Synthesis of mixed-mode based functionalized mesoporous silica through RAFT polymerization and its application for dye adsorption

Abstract

The surface characteristics had a huge impact on adsorption effects. In this paper, the functionalized mesoporous silica based on mixed-mode including hydrophobic (π-π stacking) and electrostatic interactions were designed and prepared through reversible-addition fragmentation chain transfer (RAFT) polymerization. Firstly, the styrene and maleic anhydride were alternately copolymerized on the mesoporous silica with high grafting density, and then the carboxyl groups and amino groups were introduced through the ring-opening of maleic anhydride groups, respectively.

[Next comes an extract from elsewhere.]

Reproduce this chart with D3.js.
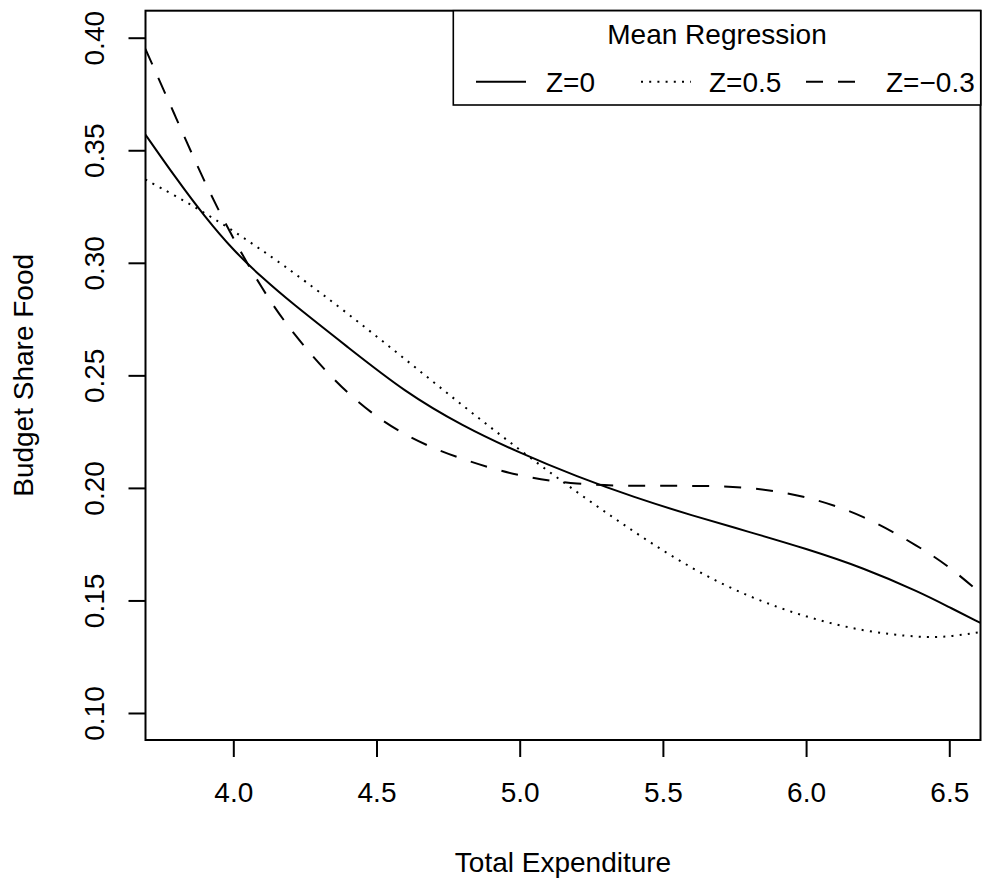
<!DOCTYPE html>
<html>
<head>
<meta charset="utf-8">
<script src="https://cdn.jsdelivr.net/npm/d3@7"></script>
<style>
  html, body { margin: 0; padding: 0; background: #fff; }
  svg { display: block; font-family: "Liberation Sans", Arial, Helvetica, sans-serif; }
</style>
</head>
<body>
<svg id="chart" width="984" height="883"></svg>
<script>
// Log total expenditure grid at which the fitted budget shares are evaluated
const expenditure = [3.693, 3.8, 3.9, 4.0, 4.1, 4.2, 4.4, 4.6, 4.8, 5.0, 5.2, 5.4, 5.6, 5.8, 6.0, 6.2, 6.4, 6.5, 6.609];

// Fitted food budget share for each value of the covariate Z
const shareZ0    = [0.357, 0.3375, 0.3205, 0.3055, 0.2935, 0.2825, 0.2625, 0.2425, 0.2275, 0.2155, 0.2050, 0.1958, 0.1878, 0.1805, 0.1730, 0.1645, 0.1535, 0.1470, 0.140];
const shareZ05   = [0.337, 0.3296, 0.3222, 0.3142, 0.3056, 0.2967, 0.2775, 0.2572, 0.2366, 0.2168, 0.1980, 0.1803, 0.1640, 0.1515, 0.1425, 0.1362, 0.1335, 0.1338, 0.136];
const shareZm03  = [0.395, 0.3645, 0.3355, 0.3105, 0.2885, 0.2695, 0.2405, 0.2225, 0.2125, 0.2050, 0.2015, 0.2008, 0.2010, 0.2005, 0.1965, 0.1880, 0.1735, 0.1650, 0.1532];

const seriesLabels = ["Z=0", "Z=0.5", "Z=\u22120.3"];
const legendTitle = "Mean Regression";

const xTicks = [4.0, 4.5, 5.0, 5.5, 6.0, 6.5];
const yTicks = [0.10, 0.15, 0.20, 0.25, 0.30, 0.35, 0.40];

const xLabel = "Total Expenditure";
const yLabel = "Budget Share Food";

// ---- layout ----
const plot = { left: 145.5, right: 980.5, top: 10.7, bottom: 740 };
const fontSize = 28;

const svg = d3.select("#chart");

const x = d3.scaleLinear().domain([3.6934, 6.609]).range([plot.left, plot.right]);
const y = d3.scaleLinear().domain([0.088, 0.412]).range([plot.bottom, plot.top]);

const seriesValues = [shareZ0, shareZ05, shareZm03];
const dashStyles = [null, "2,6.2", "17,15"];

svg.append("defs").append("clipPath").attr("id", "plot-clip")
  .append("rect")
  .attr("x", plot.left).attr("y", plot.top)
  .attr("width", plot.right - plot.left).attr("height", plot.bottom - plot.top);

// smooth regression curves
const line = d3.line()
  .x(d => x(d[0]))
  .y(d => y(d[1]))
  .curve(d3.curveBasis);

const curves = svg.append("g").attr("clip-path", "url(#plot-clip)");
seriesValues.forEach((vals, i) => {
  curves.append("path")
    .datum(expenditure.map((e, j) => [e, vals[j]]))
    .attr("d", line)
    .attr("fill", "none")
    .attr("stroke", "#000")
    .attr("stroke-width", 2)
    .attr("stroke-dasharray", dashStyles[i]);
});

// x axis
const xAxis = svg.append("g")
  .attr("transform", `translate(0,${plot.bottom})`)
  .call(d3.axisBottom(x).tickValues(xTicks).tickFormat(d3.format(".1f")).tickSize(17).tickPadding(25));
xAxis.select(".domain").remove();
xAxis.selectAll(".tick line").attr("stroke", "#000").attr("stroke-width", 2);
xAxis.selectAll(".tick text")
  .attr("font-size", fontSize).attr("fill", "#000")
  .attr("font-family", "Liberation Sans, Arial, sans-serif");

// y axis with labels parallel to the axis
const yAxis = svg.append("g")
  .attr("transform", `translate(${plot.left},0)`)
  .call(d3.axisLeft(y).tickValues(yTicks).tickFormat(d3.format(".2f")).tickSize(17));
yAxis.select(".domain").remove();
yAxis.selectAll(".tick line").attr("stroke", "#000").attr("stroke-width", 2);
yAxis.selectAll(".tick text")
  .attr("font-size", fontSize).attr("fill", "#000")
  .attr("font-family", "Liberation Sans, Arial, sans-serif")
  .attr("transform", "rotate(-90)")
  .attr("x", 0).attr("y", -42).attr("dy", null)
  .attr("text-anchor", "middle");

// plot frame
svg.append("rect")
  .attr("x", plot.left).attr("y", plot.top)
  .attr("width", plot.right - plot.left).attr("height", plot.bottom - plot.top)
  .attr("fill", "none").attr("stroke", "#000").attr("stroke-width", 2);

// axis titles
svg.append("text")
  .attr("x", (plot.left + plot.right) / 2).attr("y", 871.7)
  .attr("text-anchor", "middle").attr("font-size", fontSize)
  .text(xLabel);

svg.append("text")
  .attr("transform", `translate(33,${(plot.top + plot.bottom) / 2}) rotate(-90)`)
  .attr("text-anchor", "middle").attr("font-size", fontSize)
  .text(yLabel);

// legend (top right, single row)
const legend = { left: 453.3, right: 980.7, top: 10.7, bottom: 105 };
const lg = svg.append("g");
lg.append("rect")
  .attr("x", legend.left).attr("y", legend.top)
  .attr("width", legend.right - legend.left).attr("height", legend.bottom - legend.top)
  .attr("fill", "#fff").attr("stroke", "#000").attr("stroke-width", 1.6);

lg.append("text")
  .attr("x", (legend.left + legend.right) / 2).attr("y", 43.5)
  .attr("text-anchor", "middle").attr("font-size", fontSize)
  .text(legendTitle);

const segStart = [476, 641, 806];
const segLen = 50;
const textStart = [546, 709, 886];
const rowY = 81.7;
seriesLabels.forEach((lab, i) => {
  lg.append("line")
    .attr("x1", segStart[i]).attr("x2", segStart[i] + segLen)
    .attr("y1", rowY).attr("y2", rowY)
    .attr("stroke", "#000").attr("stroke-width", 2)
    .attr("stroke-dasharray", dashStyles[i]);
  lg.append("text")
    .attr("x", textStart[i]).attr("y", rowY + 10.5)
    .attr("font-size", fontSize)
    .text(lab);
});
</script>
</body>
</html>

The adsorption results indicated that the materials showed high adsorption ability for ionic dyes, with maximum adsorption quantity of around 200 mg/g for methylene blue adsorbed by SiO2@poly(MA-ST)-COOH and around 250 mg/g for azophloxine adsorbed by SiO2@poly(MA-ST)-TETA, and the adsorption rate was fast. Besides, through the elution of absorbed methylene blue with 1 mol/L HCl and absorbed azophloxine with 0.1 mol/L NaOH, the desorption efficiency was above 90%, and the adsorbents showed superior reusability. The adsorption mechanism study further proved that the π-π stacking and electrostatic interactions were effectively integrated during the adsorption process. These findings manifested that the materials could effectively remove ionic dyes from wastewater, with advantages of simple preparation, mixed-mode interactions and high adsorption performance, and would be extended to the adsorption treatments of other dyes and heavy metal ions.